I miss Holy Week activities, but by Saturday I feel safe enough to leave him and head home.
Though by the time I arrive, I don’t want to talk to anyone. I just want to take a shower and then run to the store to shop for Easter dinner. I barely acknowledge that my husband spent the day vacuuming and washing floors and cleaning bathrooms or that he made the bed with the pillows and the shams perfectly set.
I don’t sleep well on my Tempur-Pedic in our quiet, darkened bedroom.
And by morning, I’m
still more grumpy.
I think about everything I
have want to do before family arrives for after-church dinner.
Not that it’s fancy. Just burgers and dogs and beans and salads–potato and pasta.
So I rise while it’s still dark and stuff eggs and baskets and continue the food preparations that I stopped a few hours ago when my tongue dragged the floor, and I get the grand girls around and ready and fed.
And I leave the grumps at home.
We smile big and feast on delectable sweets and sing our alleluias.
And one boy smashes an egg during the children’s sermon and discovers it empty.
But those grumps, they’re waiting for me when I get back.
I pull rotten vegetables from the drawer, and the cuke upchucks itself all down the front of the fridge, leaves a trail across the floor, and then baptizes the side of the trash can.
I peel uncolored hard-boiled eggs and toss the cracked empty tombs in the trash.
I bang around the kitchen trying to stay on my schedule. And my son arrives earlier than I told him to, and his mother-in-law brings a rose plant and a giant bowl of fruit salad, and I’m glad, but I’m focused on mixing dressing, and I know she’d love to help, and she reaches for a bowl I’ve lifted, but I snatch it away (I didn’t mean to snatch), and my son tells me to relax and tells her to just let me be, and my daughter tells me I’m not being very friendly.
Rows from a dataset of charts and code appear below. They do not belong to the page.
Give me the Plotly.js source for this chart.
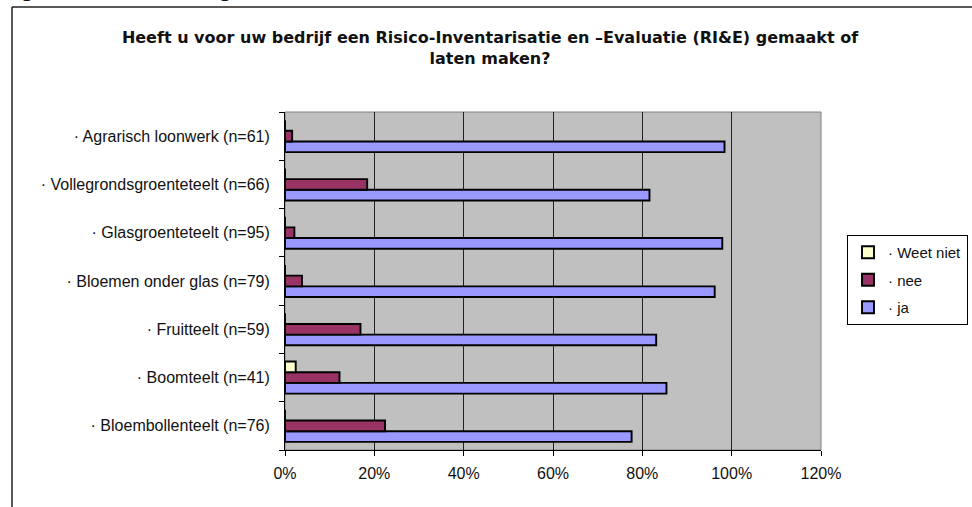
<!DOCTYPE html>
<html>
<head>
<meta charset="utf-8">
<script src="https://cdn.plot.ly/plotly-3.0.1.min.js"></script>
<style>
  html, body { margin: 0; padding: 0; background: #fff; }
  #chart { width: 972px; height: 507px; }
</style>
</head>
<body>
<div id="chart"></div>
<script>
// Categories listed bottom to top
const categories = [
  '· Bloembollenteelt (n=76)',
  '· Boomteelt (n=41)',
  '· Fruitteelt (n=59)',
  '· Bloemen onder glas (n=79)',
  '· Glasgroenteteelt (n=95)',
  '· Vollegrondsgroenteteelt (n=66)',
  '· Agrarisch loonwerk (n=61)'
];
const jaValues       = [77.6, 85.4, 83.1, 96.2, 97.9, 81.6, 98.4];
const neeValues      = [22.4, 12.2, 16.9, 3.8, 2.1, 18.4, 1.6];
const weetNietValues = [0, 2.4, 0, 0, 0, 0, 0];
const seriesNames = ['· ja', '· nee', '· Weet niet'];
const xTickValues = [0, 20, 40, 60, 80, 100, 120];

const L = 285, R = 821, T = 112, B = 450, W = 972, H = 507;
const px2x = p => (p - L) / (R - L);
const py2y = p => (B - p) / (B - T);

const font = 'Liberation Sans, Arial, sans-serif';
const lineStyle = {color: '#000', width: 1.9};

const traces = [
  {name: seriesNames[0], y: categories, x: jaValues, color: '#9999FF', grp: 'a', rank: 3},
  {name: seriesNames[1], y: categories, x: neeValues, color: '#993366', grp: 'b', rank: 2},
  {name: seriesNames[2], y: categories, x: weetNietValues, color: '#FFFFCC', grp: 'c', rank: 1}
].map(t => ({
  type: 'bar', orientation: 'h', name: t.name, x: t.x, y: t.y,
  legendgroup: t.grp, legendrank: t.rank,
  marker: {color: t.color, line: lineStyle},
  hoverinfo: 'x+y+name'
}));

const layout = {
  width: W, height: H,
  margin: {l: L, r: W - R, t: T, b: H - B, pad: 0, autoexpand: false},
  paper_bgcolor: '#ffffff',
  plot_bgcolor: '#C0C0C0',
  barmode: 'group',
  bargap: 0.337,
  bargroupgap: 0,
  font: {family: font, size: 16, color: '#111'},
  title: {
    text: '<b>Heeft u voor uw bedrijf een Risico-Inventarisatie en –Evaluatie (RI&E) gemaakt of<br>laten maken?</b>',
    font: {family: 'DejaVu Sans, Liberation Sans, sans-serif', size: 16, color: '#111'},
    xref: 'container', x: 490 / W, xanchor: 'center',
    yref: 'container', y: 1 - 43 / H, yanchor: 'top'
  },
  xaxis: {
    range: [0, 120],
    tickvals: xTickValues,
    ticktext: xTickValues.map(v => v + '%'),
    showgrid: true, gridcolor: '#222', gridwidth: 1,
    ticks: 'outside', ticklen: 5, tickcolor: '#000', tickwidth: 1,
    showline: true, linecolor: '#000', linewidth: 1,
    zeroline: false,
    ticklabelstandoff: 4,
    tickfont: {family: font, size: 16, color: '#111'},
    fixedrange: true
  },
  yaxis: {
    type: 'category',
    categoryorder: 'array', categoryarray: categories,
    tickson: 'boundaries',
    ticks: 'outside', ticklen: 5, tickcolor: '#000', tickwidth: 1,
    showline: true, linecolor: '#000', linewidth: 1,
    showgrid: false, zeroline: false,
    ticklabelstandoff: 11,
    tickfont: {family: font, size: 16, color: '#111'},
    fixedrange: true
  },
  legend: {
    x: px2x(847), xanchor: 'left',
    y: py2y(235), yanchor: 'top',
    traceorder: 'grouped',
    tracegroupgap: 5,
    bgcolor: '#ffffff',
    bordercolor: '#000', borderwidth: 1,
    font: {family: font, size: 15, color: '#111'},
    itemwidth: 30
  },
  shapes: [
    {type: 'rect', xref: 'paper', yref: 'paper', x0: 0, x1: 1, y0: 0, y1: 1,
     line: {color: '#808080', width: 1}, layer: 'below'},
    {type: 'line', xref: 'paper', yref: 'paper',
     x0: px2x(12), x1: px2x(980), y0: py2y(7), y1: py2y(7),
     line: {color: '#222', width: 1.5}},
    {type: 'line', xref: 'paper', yref: 'paper',
     x0: px2x(12), x1: px2x(12), y0: py2y(7), y1: py2y(515),
     line: {color: '#222', width: 1.5}}
  ],
  annotations: [
    {text: '<i>Figuur 3.6 – Een algemene RI&E</i>', showarrow: false,
     xref: 'paper', yref: 'paper', x: px2x(-2), xanchor: 'left',
     y: py2y(4), yanchor: 'bottom',
     font: {family: font, size: 26, color: '#111'}}
  ],
  showlegend: true
};

Plotly.newPlot('chart', traces, layout, {displayModeBar: false});
</script>
</body>
</html>
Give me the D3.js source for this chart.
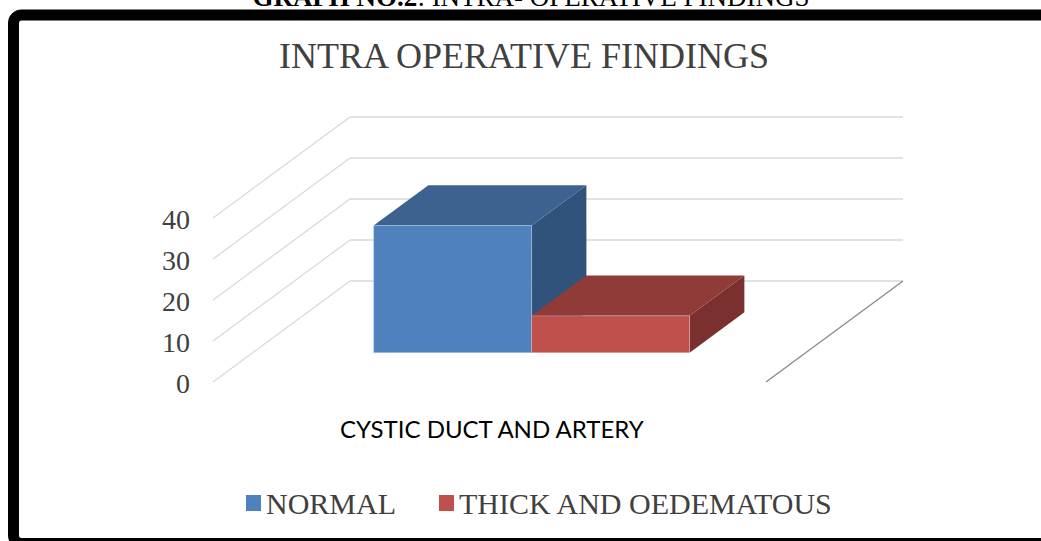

And guilt takes my chef’s knife and pierces my heart.
How quickly I throw the cross away.
And how easily I throw the empty tomb away.
I need Jesus to walk right through the kitchen wall and shalom me over the chopped celery and sliced tomatoes and can of black olives.
Because for goodness sake, I can’t even behave like it’s Easter on Easter.
Which is precisely why I need Good Friday.
Which is precisely why I need Easter.
Which is precisely why I need Him.
And why I’m grateful that He took my place.
My favorite tree in full pink bloom.
The yellow finch perched in the pink blooms of my favorite tree.
A robin splashing in the bird bath on Easter morning.
My husband. Nuff said.
My dad’s rapid recovery.
That the littlest grand girl has completed her rabies series.
A newly bat-proofed house.
An oldest grand girl’s poetry.
A mountain of clothes that need washing.